Why was I dreaming of weddings? Because I’m thinking about a new commitment. I am working on two new job opportunities. I may have a third in the works, but for now these are the two on my radar. Granted I have more conversations and negotiations before a decision by all parties will be rendered, but I have two that are occupying my thoughts.
They are the same, but different. The companies have the resources I need, an office that is close to my home and people that, at first glance, would be a good fit ethically (a big deal for me).
One (let’s call it OppA) requires that I give up one aspect of my business. This aspect is one that my business coach believes I excel in. The other (OppB) will not only let me keep that aspect, but will potentially help grow it even more.
Before you say, “Maggie, it’s obvious that OppB should be your first choice”, it’s not that simple.
OppB requires one of the partners to do some significant rainmaking with me to develop the new business. This partner, who is very well-connected, is also semi-retired. Is she willing to jump back in? If she isn’t, then I don’t want to go there. It’s could be that simple.
Also, the managing partner is pretty black & white — he doesn’t see a lot of gray and sometimes I have difficulty with people who strictly follow rules. I see rules as guidelines and that doesn’t go to well with some. I’m not saying I would do anything illegal or morally wrong, I just don’t believe certain commitments are necessary in certain circumstances. I can’t really go into more detail on this one, but he made a comment at lunch that made me flinch because I am guilty of the very thing he was bashing…..

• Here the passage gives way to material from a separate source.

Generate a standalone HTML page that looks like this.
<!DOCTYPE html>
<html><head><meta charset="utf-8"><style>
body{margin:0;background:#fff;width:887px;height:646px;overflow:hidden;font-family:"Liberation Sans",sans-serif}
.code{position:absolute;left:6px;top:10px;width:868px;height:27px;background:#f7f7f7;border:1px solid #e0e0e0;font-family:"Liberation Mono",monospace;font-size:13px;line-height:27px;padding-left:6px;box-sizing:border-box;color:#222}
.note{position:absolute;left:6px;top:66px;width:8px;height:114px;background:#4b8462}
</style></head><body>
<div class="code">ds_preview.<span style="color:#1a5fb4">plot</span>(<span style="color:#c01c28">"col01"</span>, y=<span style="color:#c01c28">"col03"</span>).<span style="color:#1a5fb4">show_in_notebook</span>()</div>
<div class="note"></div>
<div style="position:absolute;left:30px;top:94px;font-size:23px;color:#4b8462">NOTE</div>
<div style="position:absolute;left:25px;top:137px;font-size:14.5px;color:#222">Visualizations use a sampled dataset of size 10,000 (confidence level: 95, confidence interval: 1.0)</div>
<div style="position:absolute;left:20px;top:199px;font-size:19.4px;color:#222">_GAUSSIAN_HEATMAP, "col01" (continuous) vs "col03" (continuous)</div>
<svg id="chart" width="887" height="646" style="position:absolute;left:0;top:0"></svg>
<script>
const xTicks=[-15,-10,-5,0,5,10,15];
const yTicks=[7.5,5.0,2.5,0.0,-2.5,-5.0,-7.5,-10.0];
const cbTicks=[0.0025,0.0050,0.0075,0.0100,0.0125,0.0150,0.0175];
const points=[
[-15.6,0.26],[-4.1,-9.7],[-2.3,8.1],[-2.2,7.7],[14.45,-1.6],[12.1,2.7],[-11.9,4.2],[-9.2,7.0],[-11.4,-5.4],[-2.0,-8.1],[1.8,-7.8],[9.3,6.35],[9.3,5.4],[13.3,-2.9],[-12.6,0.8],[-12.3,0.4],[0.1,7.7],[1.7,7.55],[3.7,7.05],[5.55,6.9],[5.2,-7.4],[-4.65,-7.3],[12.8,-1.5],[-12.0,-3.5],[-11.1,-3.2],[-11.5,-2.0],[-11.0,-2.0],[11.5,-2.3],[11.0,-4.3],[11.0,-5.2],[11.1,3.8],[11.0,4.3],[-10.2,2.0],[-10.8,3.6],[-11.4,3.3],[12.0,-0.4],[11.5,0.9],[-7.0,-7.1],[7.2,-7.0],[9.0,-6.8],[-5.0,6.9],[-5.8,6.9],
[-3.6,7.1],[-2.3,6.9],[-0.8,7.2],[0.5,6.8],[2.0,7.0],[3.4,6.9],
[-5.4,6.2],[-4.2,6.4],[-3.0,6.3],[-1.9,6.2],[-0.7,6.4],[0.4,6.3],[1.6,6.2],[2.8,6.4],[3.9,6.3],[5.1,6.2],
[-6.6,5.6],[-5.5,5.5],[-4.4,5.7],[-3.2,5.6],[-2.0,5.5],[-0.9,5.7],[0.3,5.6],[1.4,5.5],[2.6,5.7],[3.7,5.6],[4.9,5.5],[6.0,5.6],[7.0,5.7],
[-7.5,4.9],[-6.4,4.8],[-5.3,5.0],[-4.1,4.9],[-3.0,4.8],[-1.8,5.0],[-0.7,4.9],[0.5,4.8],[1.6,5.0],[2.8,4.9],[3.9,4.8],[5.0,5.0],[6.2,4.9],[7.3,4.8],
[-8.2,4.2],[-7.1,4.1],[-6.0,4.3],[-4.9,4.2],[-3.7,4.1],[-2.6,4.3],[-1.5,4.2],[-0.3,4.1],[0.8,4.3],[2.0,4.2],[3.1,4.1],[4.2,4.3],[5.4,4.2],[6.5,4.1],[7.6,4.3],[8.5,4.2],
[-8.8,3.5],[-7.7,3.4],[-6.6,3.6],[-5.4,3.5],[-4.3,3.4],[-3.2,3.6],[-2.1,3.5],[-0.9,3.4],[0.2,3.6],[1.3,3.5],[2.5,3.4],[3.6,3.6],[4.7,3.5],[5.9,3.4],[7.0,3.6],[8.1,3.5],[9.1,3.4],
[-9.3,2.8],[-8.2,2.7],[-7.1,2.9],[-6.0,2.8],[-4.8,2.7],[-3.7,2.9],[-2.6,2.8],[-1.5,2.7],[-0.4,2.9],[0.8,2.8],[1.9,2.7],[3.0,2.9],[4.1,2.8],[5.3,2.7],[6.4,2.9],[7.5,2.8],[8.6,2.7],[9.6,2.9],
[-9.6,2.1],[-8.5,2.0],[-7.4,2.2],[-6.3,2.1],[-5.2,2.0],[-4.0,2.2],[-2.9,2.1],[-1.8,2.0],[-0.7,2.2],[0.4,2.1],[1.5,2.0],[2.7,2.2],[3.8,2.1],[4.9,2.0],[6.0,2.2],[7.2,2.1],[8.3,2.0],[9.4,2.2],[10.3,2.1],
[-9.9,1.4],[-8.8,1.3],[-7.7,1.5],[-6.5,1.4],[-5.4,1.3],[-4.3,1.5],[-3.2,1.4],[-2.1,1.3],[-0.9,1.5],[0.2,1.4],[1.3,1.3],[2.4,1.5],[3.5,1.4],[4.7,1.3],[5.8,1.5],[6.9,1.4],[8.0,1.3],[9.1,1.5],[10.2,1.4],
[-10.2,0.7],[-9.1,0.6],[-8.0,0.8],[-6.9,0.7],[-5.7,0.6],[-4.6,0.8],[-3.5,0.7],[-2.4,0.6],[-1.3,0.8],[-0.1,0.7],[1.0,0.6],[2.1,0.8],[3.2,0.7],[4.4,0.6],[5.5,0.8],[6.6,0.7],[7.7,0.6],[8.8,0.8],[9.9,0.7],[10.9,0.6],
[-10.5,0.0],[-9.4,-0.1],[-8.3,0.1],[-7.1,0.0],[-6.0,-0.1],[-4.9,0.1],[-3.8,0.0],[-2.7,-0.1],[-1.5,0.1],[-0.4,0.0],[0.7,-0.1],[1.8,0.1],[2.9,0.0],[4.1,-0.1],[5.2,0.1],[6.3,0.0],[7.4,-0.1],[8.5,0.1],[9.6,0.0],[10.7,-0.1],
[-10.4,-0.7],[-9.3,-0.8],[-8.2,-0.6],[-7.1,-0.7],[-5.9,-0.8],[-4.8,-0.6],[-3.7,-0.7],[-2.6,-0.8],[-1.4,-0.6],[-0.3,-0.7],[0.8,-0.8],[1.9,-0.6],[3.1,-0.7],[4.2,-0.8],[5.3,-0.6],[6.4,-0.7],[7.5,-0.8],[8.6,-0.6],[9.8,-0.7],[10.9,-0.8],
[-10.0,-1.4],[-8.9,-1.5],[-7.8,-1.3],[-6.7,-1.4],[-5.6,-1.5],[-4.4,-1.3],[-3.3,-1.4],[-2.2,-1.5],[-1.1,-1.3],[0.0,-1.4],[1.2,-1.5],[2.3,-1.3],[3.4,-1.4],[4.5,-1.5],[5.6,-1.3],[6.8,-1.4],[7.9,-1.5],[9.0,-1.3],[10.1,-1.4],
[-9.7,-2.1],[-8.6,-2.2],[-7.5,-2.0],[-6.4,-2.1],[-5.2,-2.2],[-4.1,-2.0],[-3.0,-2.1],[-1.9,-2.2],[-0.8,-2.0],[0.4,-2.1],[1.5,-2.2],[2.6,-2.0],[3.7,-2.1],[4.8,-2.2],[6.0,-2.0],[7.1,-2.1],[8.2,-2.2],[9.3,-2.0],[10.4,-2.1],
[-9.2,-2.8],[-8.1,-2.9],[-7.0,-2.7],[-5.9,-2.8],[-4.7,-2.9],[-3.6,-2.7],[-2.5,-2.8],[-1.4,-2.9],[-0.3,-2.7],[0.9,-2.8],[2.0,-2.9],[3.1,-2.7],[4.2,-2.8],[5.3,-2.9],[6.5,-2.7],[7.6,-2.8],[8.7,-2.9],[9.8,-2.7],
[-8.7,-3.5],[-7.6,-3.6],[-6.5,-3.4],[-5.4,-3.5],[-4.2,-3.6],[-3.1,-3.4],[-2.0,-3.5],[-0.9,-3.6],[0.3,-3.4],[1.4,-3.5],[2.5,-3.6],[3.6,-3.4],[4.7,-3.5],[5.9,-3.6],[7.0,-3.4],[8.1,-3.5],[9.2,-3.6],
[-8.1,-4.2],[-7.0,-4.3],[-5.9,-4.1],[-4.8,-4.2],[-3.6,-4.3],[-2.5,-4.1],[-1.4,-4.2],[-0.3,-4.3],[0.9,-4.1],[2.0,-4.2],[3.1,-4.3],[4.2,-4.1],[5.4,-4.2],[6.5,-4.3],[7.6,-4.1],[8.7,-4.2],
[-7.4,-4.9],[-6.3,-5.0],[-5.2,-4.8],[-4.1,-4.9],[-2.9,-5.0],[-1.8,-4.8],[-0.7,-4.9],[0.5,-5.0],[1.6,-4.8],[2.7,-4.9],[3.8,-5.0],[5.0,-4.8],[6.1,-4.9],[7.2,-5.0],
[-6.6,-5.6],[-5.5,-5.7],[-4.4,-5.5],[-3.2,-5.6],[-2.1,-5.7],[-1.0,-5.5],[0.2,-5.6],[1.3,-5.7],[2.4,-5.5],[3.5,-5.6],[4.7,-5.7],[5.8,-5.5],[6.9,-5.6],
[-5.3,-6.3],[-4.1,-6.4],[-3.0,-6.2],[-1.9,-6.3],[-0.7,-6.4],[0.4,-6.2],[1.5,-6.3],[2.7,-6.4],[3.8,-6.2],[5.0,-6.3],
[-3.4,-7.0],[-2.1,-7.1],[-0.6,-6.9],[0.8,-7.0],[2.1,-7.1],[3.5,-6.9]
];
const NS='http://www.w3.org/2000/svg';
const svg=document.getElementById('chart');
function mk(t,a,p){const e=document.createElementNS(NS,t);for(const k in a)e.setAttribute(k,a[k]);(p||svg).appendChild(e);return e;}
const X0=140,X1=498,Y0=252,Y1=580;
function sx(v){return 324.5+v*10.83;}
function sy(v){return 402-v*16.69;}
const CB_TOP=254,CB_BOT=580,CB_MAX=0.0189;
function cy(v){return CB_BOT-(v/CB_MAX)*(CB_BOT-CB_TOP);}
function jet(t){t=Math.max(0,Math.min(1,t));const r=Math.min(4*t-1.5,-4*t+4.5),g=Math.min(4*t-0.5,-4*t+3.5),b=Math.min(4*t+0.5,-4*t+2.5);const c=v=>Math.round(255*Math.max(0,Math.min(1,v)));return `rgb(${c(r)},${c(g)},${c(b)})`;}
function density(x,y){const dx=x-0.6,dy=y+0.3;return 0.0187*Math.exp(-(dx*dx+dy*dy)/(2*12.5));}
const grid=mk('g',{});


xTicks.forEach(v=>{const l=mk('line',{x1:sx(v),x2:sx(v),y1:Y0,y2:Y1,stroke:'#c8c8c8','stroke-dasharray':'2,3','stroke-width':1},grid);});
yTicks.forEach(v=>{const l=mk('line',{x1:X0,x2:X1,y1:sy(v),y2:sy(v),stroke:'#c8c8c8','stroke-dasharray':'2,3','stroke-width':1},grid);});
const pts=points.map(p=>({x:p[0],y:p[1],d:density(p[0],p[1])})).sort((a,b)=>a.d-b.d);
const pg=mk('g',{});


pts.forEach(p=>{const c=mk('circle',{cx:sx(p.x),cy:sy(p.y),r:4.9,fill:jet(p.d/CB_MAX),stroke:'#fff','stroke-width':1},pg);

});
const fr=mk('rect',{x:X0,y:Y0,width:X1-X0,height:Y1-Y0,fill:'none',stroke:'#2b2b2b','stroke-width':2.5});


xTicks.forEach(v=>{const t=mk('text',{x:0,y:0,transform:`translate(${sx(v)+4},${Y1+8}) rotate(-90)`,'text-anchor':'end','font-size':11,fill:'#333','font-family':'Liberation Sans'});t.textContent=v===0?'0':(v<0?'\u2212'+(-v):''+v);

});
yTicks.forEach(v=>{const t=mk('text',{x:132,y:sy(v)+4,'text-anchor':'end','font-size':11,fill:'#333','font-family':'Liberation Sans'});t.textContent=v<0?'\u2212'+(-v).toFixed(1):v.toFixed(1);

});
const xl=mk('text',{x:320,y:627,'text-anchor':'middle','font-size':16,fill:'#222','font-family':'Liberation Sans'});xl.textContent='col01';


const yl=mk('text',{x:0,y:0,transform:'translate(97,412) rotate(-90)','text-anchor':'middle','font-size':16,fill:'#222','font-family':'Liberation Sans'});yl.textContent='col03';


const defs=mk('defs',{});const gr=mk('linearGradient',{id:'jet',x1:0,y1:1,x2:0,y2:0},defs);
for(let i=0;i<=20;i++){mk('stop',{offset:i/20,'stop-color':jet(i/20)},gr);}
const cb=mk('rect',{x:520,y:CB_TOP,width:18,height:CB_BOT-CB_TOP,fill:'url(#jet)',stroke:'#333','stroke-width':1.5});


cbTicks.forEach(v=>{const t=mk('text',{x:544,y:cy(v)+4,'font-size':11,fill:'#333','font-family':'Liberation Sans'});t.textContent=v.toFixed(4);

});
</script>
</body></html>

And this guy is very vanilla. He doesn’t really drink, watches his diet, and is happily married to a college sweetheart. I like that, but it also contributes to some of his narrow-mindness. I certainly have broadened my thinking since my divorce, so I tend to think he just hasn’t had some of the life experiences that create more empathy. He reminds me in some ways of my old boss that I just left. Very straight and narrow. My business coach likes him a lot, and that does help because she talks to him regularly and knows how his mind works.

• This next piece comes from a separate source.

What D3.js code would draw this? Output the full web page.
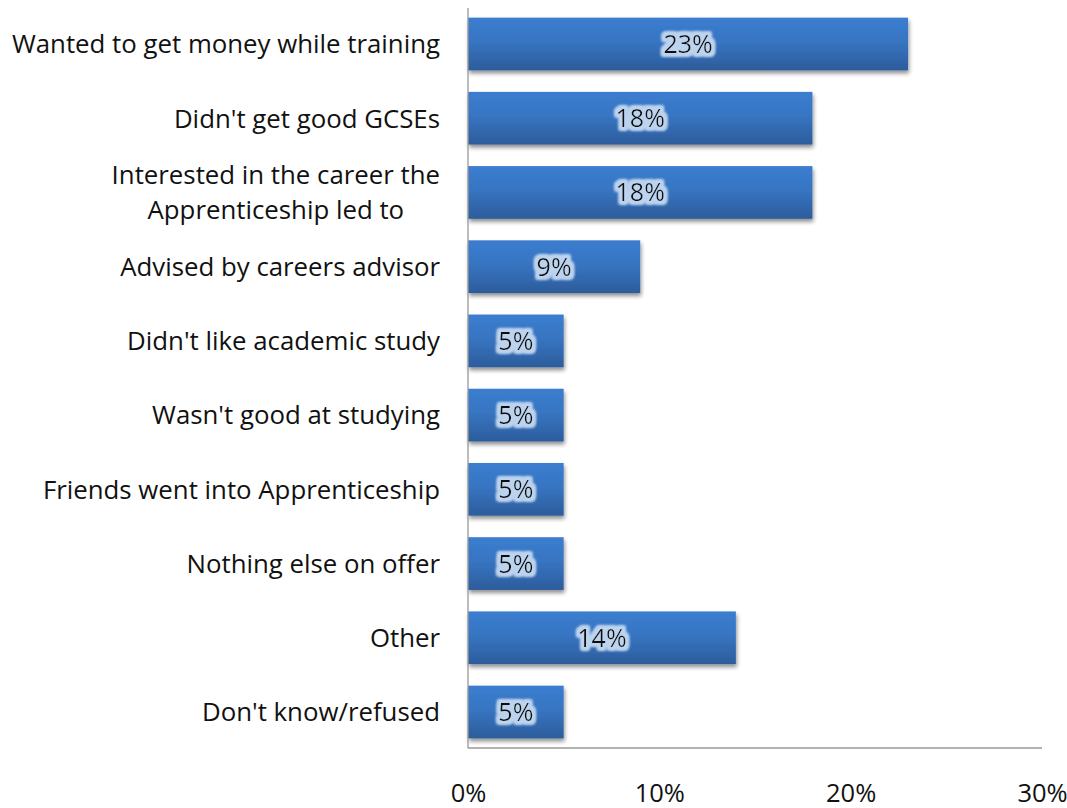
<!DOCTYPE html>
<html>
<head>
<meta charset="utf-8">
<script src="https://cdn.jsdelivr.net/npm/d3@7"></script>
<style>
  body { margin: 0; background: #fff; }
  svg { display: block; font-family: "Open Sans", "Noto Sans", sans-serif; }
</style>
</head>
<body>
<svg id="chart" width="1067" height="808"></svg>
<script>
// Reasons for choosing an Apprenticeship (share of respondents)
const categories = [
  "Wanted to get money while training",
  "Didn't get good GCSEs",
  "Interested in the career the\nApprenticeship led to",
  "Advised by careers advisor",
  "Didn't like academic study",
  "Wasn't good at studying",
  "Friends went into Apprenticeship",
  "Nothing else on offer",
  "Other",
  "Don't know/refused"
];
const values = [23, 18, 18, 9, 5, 5, 5, 5, 14, 5];
const tickValues = [0, 10, 20, 30];

const svg = d3.select("#chart");
const margin = { left: 468, right: 25, top: 8, bottom: 60 };
const width = 1067 - margin.left - margin.right;
const height = 808 - margin.top - margin.bottom;

const x = d3.scaleLinear().domain([0, 30]).range([0, width]);
const y = d3.scaleBand().domain(categories).range([0, height]).paddingInner(0.29).paddingOuter(0.13);

const defs = svg.append("defs");
const grad = defs.append("linearGradient").attr("id", "barGrad")
  .attr("x1", 0).attr("y1", 0).attr("x2", 0).attr("y2", 1);
grad.append("stop").attr("offset", "0%").attr("stop-color", "#3b7dd0");
grad.append("stop").attr("offset", "45%").attr("stop-color", "#3775c2");
grad.append("stop").attr("offset", "100%").attr("stop-color", "#2c5c9b");

const shadow = defs.append("filter").attr("id", "barShadow")
  .attr("x", "-5%").attr("y", "-20%").attr("width", "115%").attr("height", "160%");
shadow.append("feGaussianBlur").attr("in", "SourceAlpha").attr("stdDeviation", 2).attr("result", "b");
shadow.append("feOffset").attr("in", "b").attr("dx", 1).attr("dy", 3).attr("result", "o");
shadow.append("feComponentTransfer").attr("in", "o").attr("result", "s")
  .append("feFuncA").attr("type", "linear").attr("slope", 0.45);
const sm = shadow.append("feMerge");
sm.append("feMergeNode").attr("in", "s");
sm.append("feMergeNode").attr("in", "SourceGraphic");

const glow = defs.append("filter").attr("id", "textGlow")
  .attr("x", "-30%").attr("y", "-40%").attr("width", "160%").attr("height", "180%");
glow.append("feMorphology").attr("in", "SourceAlpha").attr("operator", "dilate").attr("radius", 3.2).attr("result", "d");
glow.append("feGaussianBlur").attr("in", "d").attr("stdDeviation", 1.8).attr("result", "g");
glow.append("feFlood").attr("flood-color", "#bcd3ee").attr("result", "c");
glow.append("feComposite").attr("in", "c").attr("in2", "g").attr("operator", "in").attr("result", "cg");
const gm = glow.append("feMerge");
gm.append("feMergeNode").attr("in", "cg");
gm.append("feMergeNode").attr("in", "cg");
gm.append("feMergeNode").attr("in", "cg");
gm.append("feMergeNode").attr("in", "SourceGraphic");

const g = svg.append("g").attr("transform", `translate(${margin.left},${margin.top})`);

// bars
g.selectAll("rect.bar").data(categories).join("rect")
  .attr("class", "bar")
  .attr("x", 0)
  .attr("y", d => y(d))
  .attr("width", (d, i) => x(values[i]))
  .attr("height", y.bandwidth())
  .attr("fill", "url(#barGrad)")
  .attr("filter", "url(#barShadow)");

// value labels
g.selectAll("text.val").data(categories).join("text")
  .attr("class", "val")
  .attr("x", (d, i) => x(values[i]) / 2)
  .attr("y", d => y(d) + y.bandwidth() / 2)
  .attr("dy", "0.36em")
  .attr("text-anchor", "middle")
  .attr("font-size", 25)
  .attr("fill", "#111")
  .attr("filter", "url(#textGlow)")
  .text((d, i) => values[i] + "%");

// axis lines
g.append("line").attr("x1", 0).attr("x2", 0).attr("y1", 0).attr("y2", height)
  .attr("stroke", "#999").attr("stroke-width", 1.3);
g.append("line").attr("x1", 0).attr("x2", width).attr("y1", height).attr("y2", height)
  .attr("stroke", "#999").attr("stroke-width", 1.3);

// x tick labels
const xAxis = d3.axisBottom(x).tickValues(tickValues).tickSize(0).tickPadding(36)
  .tickFormat(d => d + "%");
const xg = g.append("g").attr("transform", `translate(0,${height})`).call(xAxis);
xg.select(".domain").remove();
xg.selectAll("text").attr("font-size", 25.5).attr("fill", "#111")
  .attr("font-family", "\"Open Sans\", sans-serif");

// category labels
const yg = g.append("g");
categories.forEach(c => {
  const lines = c.split("\n");
  const cy = y(c) + y.bandwidth() / 2;
  const lh = 35;
  const t = yg.append("text")
    .attr("x", -28)
    .attr("text-anchor", "end")
    .attr("font-size", 25.8)
    .attr("fill", "#111");
  lines.forEach((ln, i) => {
    t.append("tspan")
      .attr("x", -28)
      .attr("y", cy + (i - (lines.length - 1) / 2) * lh)
      .attr("dy", "0.36em")
      .text(ln);
  });
  if (lines.length > 1) {
    // multi-line labels are centred as a block, right edge on the longest line
    const bb = t.node().getBBox();
    t.attr("text-anchor", "middle");
    t.selectAll("tspan").attr("x", -28 - bb.width / 2);
  }
});
</script>
</body>
</html>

We are scheduled to have lunch with the semi-retired partner probably after Thanksgiving. That will give me time to check out OppA and see if it is even a viable option.
OppA is an international firm that has a very narrow niche in my profession. They are very professional and have the reputation of being the absolute best in this niche. I have to admit, it puts pressure on me to be my very best. Do I want this pressure? It depends.

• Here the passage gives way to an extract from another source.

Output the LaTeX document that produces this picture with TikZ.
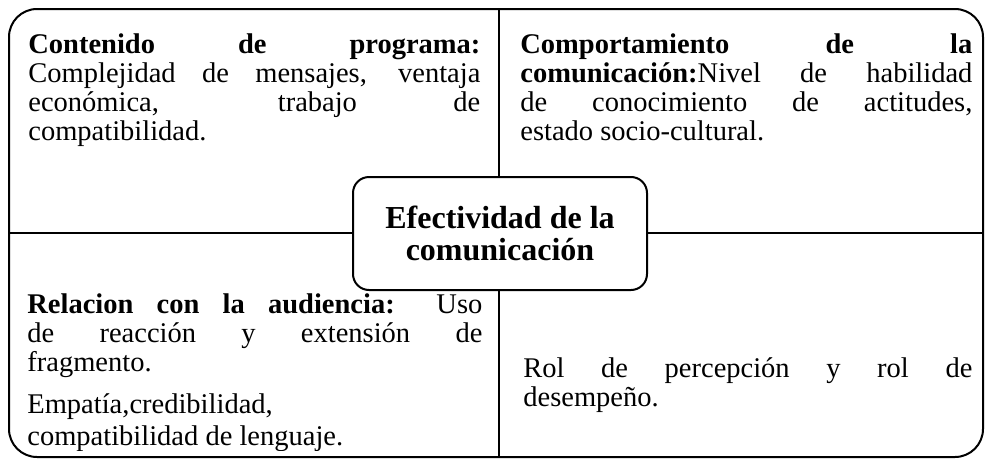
\documentclass[tikz,border=0pt]{standalone}
\usepackage{fontspec}
\setmainfont{Liberation Serif}
\usetikzlibrary{positioning}

\begin{document}
\begin{tikzpicture}[x=0.5pt, y=-0.5pt,
		frame/.style={draw, line width=1pt, rounded corners=14pt, minimum width=487pt, minimum height=224pt, inner sep=0pt},
		hub/.style={draw, fill=white, line width=1pt, rounded corners=8pt, minimum width=147pt, minimum height=56.5pt, align=center, inner sep=0pt, font=\fontsize{16}{16}\selectfont\bfseries},
		cell/.style={anchor=base west, inner sep=0pt, text width=226pt, align=justify, font=\fontsize{14.25}{14.5}\selectfont\hyphenpenalty10000\tolerance10000},
		divider/.style={line width=1pt}]
				\useasboundingbox (0,0) rectangle (986,461);

				% Frame and centre
				\node[frame] (frame) at (496,233) {};
				\draw[divider] (frame.north -| 499,0) -- (frame.south -| 499,0);
				\draw[divider] (frame.west) -- (frame.east);
				\node[hub] (hub) at (500,233.5) {Efectividad de la\\comunicación};

				% Top left
				\node[cell] (programa) at (28,53) {\textbf{Contenido de programa:}\linebreak Complejidad de mensajes, ventaja\linebreak económica, trabajo de\linebreak compatibilidad.};

				% Top right
				\node[cell] (conducta) at (520,53) {\textbf{Comportamiento de la}\linebreak \textbf{comunicación:}Nivel de habilidad\linebreak de conocimiento de actitudes,\linebreak estado socio-cultural.};

				% Bottom left
				\begin{scope}
				\clip (0,0) rectangle (986,450);
				\node[cell, text width=227.5pt] (audiencia) at (27,313) {\setlength{\parskip}{6.5pt}\textbf{Relacion con la audiencia:} Uso\linebreak de reacción y extensión de\linebreak fragmento.\par Empatía,credibilidad,\par\vspace{-5pt}compatibilidad de lenguaje.};
				\end{scope}

				% Bottom right
				\node[cell, text width=224.5pt] (roles) at (523,377) {Rol de percepción y rol de\linebreak desempeño.};
			\end{tikzpicture}
\end{document}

I like the local folks. I worked with one of them and we sat on a board together. He is adorable and well-loved by all. I don’t know the other partner well, but we sat together at a luncheon and gabbed endlessly which lead to this opportunity. I checked her out with my homies because we worked in different parts of town and never crossed paths. She is also well-respected. She’s got a great resume. Mine isn’t too shabby, but she’s got more awards than me (better PR firm- LOL).
One thing that weighed on my mind with OppA is the question of where my profession is headed due to the major shifts technology is bringing to many. This OppA has such a niche that the impact would potentially reverberate more with them than others. How are they planning for it? I stalked their website and industry articles about them. They just finished one big change which will help, but what else are they doing?
I called a GF from my days with the big corporate giant. I’ve been helping her as she launches her own consulting firm. She’s great and immediately connected me with another corporate giant refugee who now works for OppA. He’s a heavy-hitter and he immediately took my call to chat about the company. He’s working with both the local folks, so I know that word may trickle back to them that I’m already doing my due diligence. That’s fine. I’ve got nothing to hide.
The other interesting thing about OppA is that they need me. They need someone with my experience because they have work to be done, but not enough depth to execute it effectively. It’s 2-3 senior people and several rookies. Only one of the senior people does specifically what I do, so they do need to shore up their bench. They lost a senior person over the summer.
Actually the local office underwent a huge upheaval a couple of years ago when the entire local team (except that one senior guy) sold out to a big corporate giant. The company has been re-building down here ever since. That happened to OppA several times resulting in a massive restructuring to lessen the brain drain. I get it. When folks are approaching retirement, it’s easier to cash out by selling out and putting a few transition years before riding off into the sunset with barrels of cash….
In my world, these big transitions create opportunities for others like me. Plus OppA will push me to be better. Be better in business development. Be better in business execution. Be better in time management. Be better in mentoring and developing new talent. Can I handle that pressure? I like to say yes if the pressure is positive and not a dragon breathing down my neck. I could have a partnership path.
OppB would also allow for some similar profit-sharing opportunities, but not ownership. I like the people of OppA better at this time. I am slightly concerned about the cultural fit of OppB.
This is a big deal because the plan for both would be to secure the position, sign the contracts and make the switch by January 1st. That’s only seven weeks away folks and with the holidays, time is short. I don’t need to rush it, but starting 2019 at the new job would be the easiest shift from an accounting standpoint.
Stand by, I meet with OppA late this week and this will tell me if they really want to consider marriage or am I putting the wedding before an actual proposal.